El populismo y la demagogia normalmente van de la mano. El aspirante a caudillo se desplaza por el mismo sendero, acechando de cerca, haciendo sombra a la espera del momento oportuno para asaltarlos por sorpresa en algún recodo del camino, apropiarse de ellos y formar una sola entidad que se nutrirá de dos fuentes: la ignorancia y la apatía.
El filósofo español Fernando Savater dijo alguna vez: “El populismo es la democracia de los ignorantes. A veces sirve para sublevar contra problemas reales, pero no para solucionarlos. Busca revancha, pero no reforma”.
La turbiedad de la atmósfera política que impera en buena parte del continente americano, incluida esa gran nación que algunos despistados, iletrados y ciertamente soberbios, llaman “América”, tiene su origen en los gobiernos que se han formado durante los últimos tiempos, gobiernos liderados por adalides y estrellas del espectáculo, personajes más bien oscuros rodeados siempre por cohortes de seguidores (bufones y coros incluidos), por fanáticos obsecuentes que aplauden sin entender, y, por supuesto, por una larga fila de cómplices y encubridores.
En estos territorios tan fértiles para los populismos, obviamente escasean los verdaderos estadistas, es decir, aquellos políticos formales que sustentan sus planes de gobierno en preceptos ideológicos y directrices de cumplimiento obligatorio, que orientan sus mandatos de forma efectiva hacia el bien común y el desarrollo de la población. Pululan, en cambio, los vendedores de humo, los alquimistas, los fantoches, los actores y bailarines, los bravucones y vocingleros, los seductores que engañan a las audiencias con fórmulas mágicas, dádivas y limosnas, con ofertas imposibles que, más temprano que tarde, provocarán la demolición moral, económica e institucional de los Estados.
A nadie debe sorprender que estas naciones infestadas de populismos caudillistas han sido históricamente las que menos presupuesto dedican a la educación y a la cultura, y, en muchos casos, las que han tenido los índices más pobres de lectura en toda la región. Mientras esos porcentajes no cambien, la realidad de todos tampoco cambiará de forma sustancial.
La consolidación de una democracia, aún con sus imperfecciones, pasa necesariamente por un cambio educativo y cultural que forme ciudadanos dispuestos a cuestionar, debatir, refutar y pensar por sí mismos, sin adoctrinamientos de ningún tipo, sin la apatía que hoy nos contagia a todos los que vemos la política como una práctica abominable, vengativa, sucia, corrupta y maltrecha.

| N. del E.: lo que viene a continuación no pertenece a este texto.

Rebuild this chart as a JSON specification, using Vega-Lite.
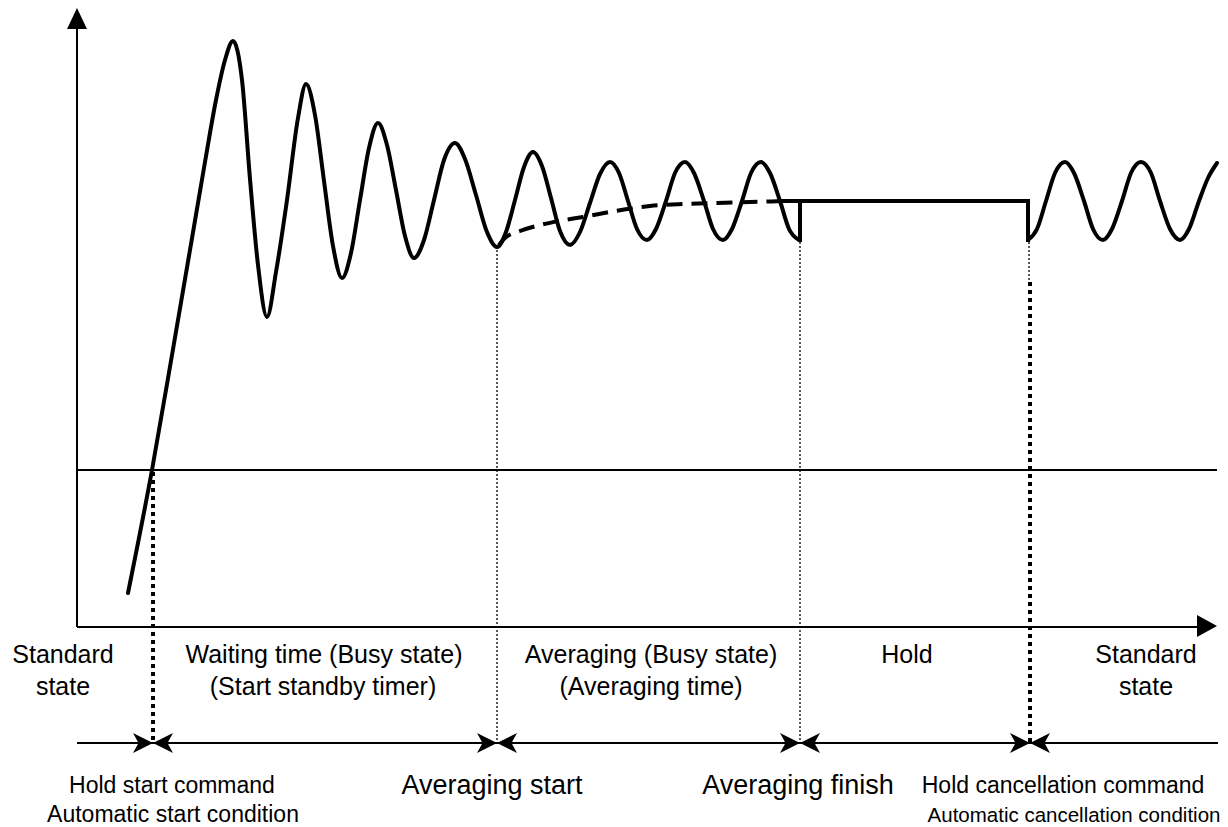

Las revoluciones auténticas, las que persiguen la consolidación de los derechos humanos, el desarrollo de los individuos, la libertad de expresión, la participación plena de los ciudadanos, la oposición frontal pero respetuosa, y la crítica positiva, germinan en las aulas y brotan de los libros, esos espacios que en los últimos tiempos han resultado tan incómodos para los populismos demagogos y sus caudillos.